The acceleration required to bring a 1500 kg car to rest is $-7 m s^{-2}$

Explanation:

As the car is bought to rest from the moving speed of 100 km/h, the deceleration exhibited by the car can be calculated provided the distance covered by the car before coming at rest. So the deceleration can be obtained using third equation of motion.

So in the present case, the displacement of the car before it came to rest i.e. s = 55 m, while the initial velocity will be the speed at which the car is moving and final velocity will be zero as the car will stop after travelling for 55 m.
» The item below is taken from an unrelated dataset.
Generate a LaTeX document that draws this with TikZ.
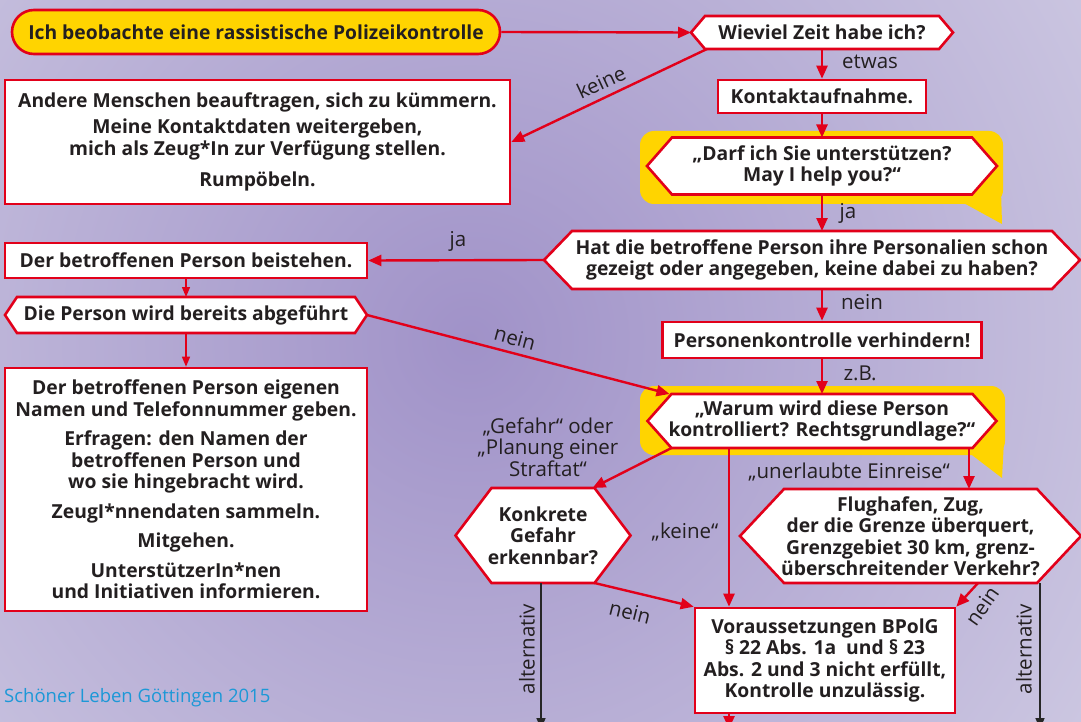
\documentclass[tikz,border=0pt]{standalone}
\usepackage{fontspec}
\setmainfont{Open Sans}
\usetikzlibrary{arrows.meta,calc}
\definecolor{rd}{RGB}{226,0,26}
\definecolor{yl}{RGB}{255,212,0}
\definecolor{tx}{RGB}{35,31,32}
\definecolor{bgA}{RGB}{160,146,200}
\definecolor{bgB}{RGB}{214,211,231}
\definecolor{ft}{RGB}{28,152,215}
\pgfdeclarelayer{bg}\pgfdeclarelayer{bubble}\pgfdeclarelayer{shapes}
\pgfsetlayers{bg,bubble,shapes,main}
\newcommand\hexframe[2]{\begin{pgfonlayer}{shapes}\draw[draw=rd,line width=2.6pt,fill=white] (#1.west) -- ([xshift=#2]#1.north west) -- ([xshift=-#2]#1.north east) -- (#1.east) -- ([xshift=-#2]#1.south east) -- ([xshift=#2]#1.south west) -- cycle;\end{pgfonlayer}}
\tikzset{
  boldtxt/.style={font=\bfseries\fontsize{19.3}{21.5}\selectfont, text=tx, align=center},
  box/.style={boldtxt, draw=rd, line width=2.6pt, fill=white, inner sep=0pt},
  hexn/.style={boldtxt, draw=none, inner sep=0pt, outer sep=0pt},
  conn/.style={draw=rd, line width=2.4pt, -{Triangle[length=13pt,width=11pt]}},
  thinconn/.style={draw=rd, line width=1.3pt, -{Triangle[length=10pt,width=8pt]}},
  blk/.style={draw=black!85, line width=1.6pt, -{Triangle[length=11pt,width=9pt]}},
  lbl/.style={text=tx, font=\fontsize{20.5}{21.5}\selectfont, inner sep=0pt, align=center},
}
\begin{document}
\begin{tikzpicture}[x=1pt,y=-1pt]
\useasboundingbox (0,0) rectangle (1081,722);
\begin{pgfonlayer}{bg}
  \clip (0,0) rectangle (1081,722);
  \fill[bgB] (0,0) rectangle (1081,722);
  \shade[inner color=bgA, outer color=bgB] (470,340) circle (900pt);
\end{pgfonlayer}
\begin{pgfonlayer}{bubble}
  \fill[yl, rounded corners=14pt] (640,131) rectangle (1003,204);
  \fill[yl] (960,201) -- (1002,224) -- (1001,190) -- cycle;
  \fill[yl, rounded corners=14pt] (640,386) rectangle (1005,455);
  \fill[yl] (968,452) -- (1002,478) -- (1004,440) -- cycle;
\end{pgfonlayer}

% nodes
\node[box, rounded corners=22pt, fill=yl, minimum width=488pt, minimum height=44pt] (start) at (256,32) {Ich beobachte eine rassistische Polizeikontrolle};
\node[hexn, minimum width=262pt, minimum height=33pt] (zeit) at (822,32.5) {Wieviel Zeit habe ich?};
\hexframe{zeit}{14pt}
\node[box, minimum width=208pt, minimum height=33pt] (kontakt) at (822,96.5) {Kontaktaufnahme.};
\node[hexn, minimum width=350pt, minimum height=57pt] (darf) at (822,166) {„Darf ich Sie unterstützen?\\May I help you?“};
\hexframe{darf}{25pt}
\node[hexn, minimum width=536pt, minimum height=58pt] (hat) at (812,260) {Hat die betroffene Person ihre Personalien schon\\gezeigt oder angegeben, keine dabei zu haben?};
\hexframe{hat}{28pt}
\node[box, minimum width=362pt, minimum height=35pt] (beist) at (186,260.5) {Der betroffenen Person beistehen.};
\node[hexn, minimum width=362pt, minimum height=36pt] (abg) at (186,315) {Die Person wird bereits abgeführt};
\hexframe{abg}{12pt}
\node[box, minimum width=362pt, minimum height=243pt] (liste) at (186,489.5) {Der betroffenen Person eigenen\\Namen und Telefonnummer geben.\\[8pt]Erfragen: den Namen der\\betroffenen Person und\\wo sie hingebracht wird.\\[8pt]ZeugI*nnendaten sammeln.\\[8pt]Mitgehen.\\[8pt]UnterstützerIn*nen\\und Initiativen informieren.};
\node[box, minimum width=505pt, minimum height=124pt] (anders) at (257.5,142) {Andere Menschen beauftragen, sich zu kümmern.\\[5pt]Meine Kontaktdaten weitergeben,\\mich als Zeug*In zur Verfügung stellen.\\[10pt]Rumpöbeln.};
\node[box, minimum width=319pt, minimum height=36pt] (pk) at (822,340) {Personenkontrolle verhindern!};
\node[hexn, minimum width=349pt, minimum height=54pt] (warum) at (822,421) {„Warum wird diese Person\\kontrolliert? Rechtsgrundlage?“};
\hexframe{warum}{24pt}
\node[hexn, minimum width=175pt, minimum height=95pt] (konkret) at (543,535.5) {Konkrete\\Gefahr\\erkennbar?};
\hexframe{konkret}{36pt}
\node[hexn, minimum width=341pt, minimum height=94pt] (flug) at (910.5,536) {Flughafen, Zug,\\der die Grenze überquert,\\Grenzgebiet 30 km, grenz-\\überschreitender Verkehr?};
\hexframe{flug}{44pt}
\node[box, minimum width=260pt, minimum height=105pt] (vor) at (825,660.5) {Voraussetzungen BPolG\\§ 22 Abs. 1a\ \ und § 23\\Abs. 2 und 3 nicht erfüllt,\\Kontrolle unzulässig.};

\node[anchor=west, text=ft, font=\fontsize{18.5}{20}\selectfont, inner sep=0pt] (foot) at (4,698) {Schöner Leben Göttingen 2015};

% helper coordinates
\coordinate (kx) at (729,0);
\coordinate (ex) at (969,0);
\coordinate (fx) at (978,0);
\coordinate (lx) at (541,0);
\coordinate (rx) at (1040,0);
\coordinate (vend) at (729,729);
\coordinate (lend) at (541,729);
\coordinate (rend) at (1040,729);

% connectors
\draw[conn] (start.east) -- (zeit.west);
\draw[conn] (zeit.south) -- (kontakt.north);
\draw[conn] ([xshift=16pt]zeit.south west) -- (anders.east);
\draw[conn] (kontakt.south) -- (darf.north);
\draw[conn] (darf.south) -- (darf.south |- hat.north);
\draw[conn] (hat.west) -- (beist.east);
\draw[thinconn] (beist.south) -- (abg.north);
\draw[thinconn] (abg.south) -- (liste.north);
\draw[conn] (abg.east) -- ([xshift=22pt]warum.north west);
\draw[conn] (pk.north |- hat.south) -- (pk.north);
\draw[conn] (pk.south) -- (warum.north);
\draw[conn] ([xshift=24pt]warum.south west) -- ([xshift=-38pt]konkret.north east);
\draw[conn] (warum.south -| kx) -- (vor.north -| kx);
\draw[conn] (warum.south -| ex) -- (flug.north -| ex);
\draw[conn] ([xshift=-36pt]konkret.south east) -- (vor.north west);
\draw[conn] (flug.south -| fx) -- (vor.north east);
\draw[conn] (vor.south -| kx) -- (vend);
\draw[blk] (konkret.south -| lx) -- (lend);
\draw[blk] (flug.south -| rx) -- (rend);

% labels
\node[lbl] (l1) at (870,62) {etwas};
\node[lbl, rotate=25] (l2) at (601,82) {keine};
\node[lbl] (l3) at (848,213) {ja};
\node[lbl] (l4) at (458,241) {ja};
\node[lbl] (l5) at (862,302) {nein};
\node[lbl, rotate=-15] (l6) at (515,338) {nein};
\node[lbl] (l7) at (860,373) {z.B.};
\node[lbl] (l8) at (548,447) {„Gefahr“ oder\\„Planung einer\\Straftat“};
\node[lbl] (l9) at (685,532) {„keine“};
\node[lbl] (l10) at (849,472) {„unerlaubte Einreise“};
\node[lbl, rotate=-14] (l11) at (630,612) {nein};
\node[lbl, rotate=55] (l12) at (982,606) {nein};
\node[lbl, rotate=90] (l13) at (527,649) {alternativ};
\node[lbl, rotate=90] (l14) at (1024,649) {alternativ};
\end{tikzpicture}
\end{document}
So the acceleration will be as below:

                       $2 a s=v^{2}-u^{2}$

                       $a=\frac{v^{2}-u^{2}}{2 s}=\frac{0-(100)^{2}(k m / h)^{2}}{2 \times\left(\frac{55}{1000}\right) k m}$

Thus,

                        $a=\frac{-10000 \times 1000}{2 \times 55}=-90909.09 \mathrm{km} / h^{2}$

Converting km to meter and hours to seconds, we get

                        $a=\frac{-90909.09 \times 1000 m}{3600 \times 3600 s^{2}}=-7 m s^{-2}$

So, the deceleration of the car is $7 m s^{-2}$ or we can also say that the acceleration attained by the car to come to rest is $-7 m s^{-2}$.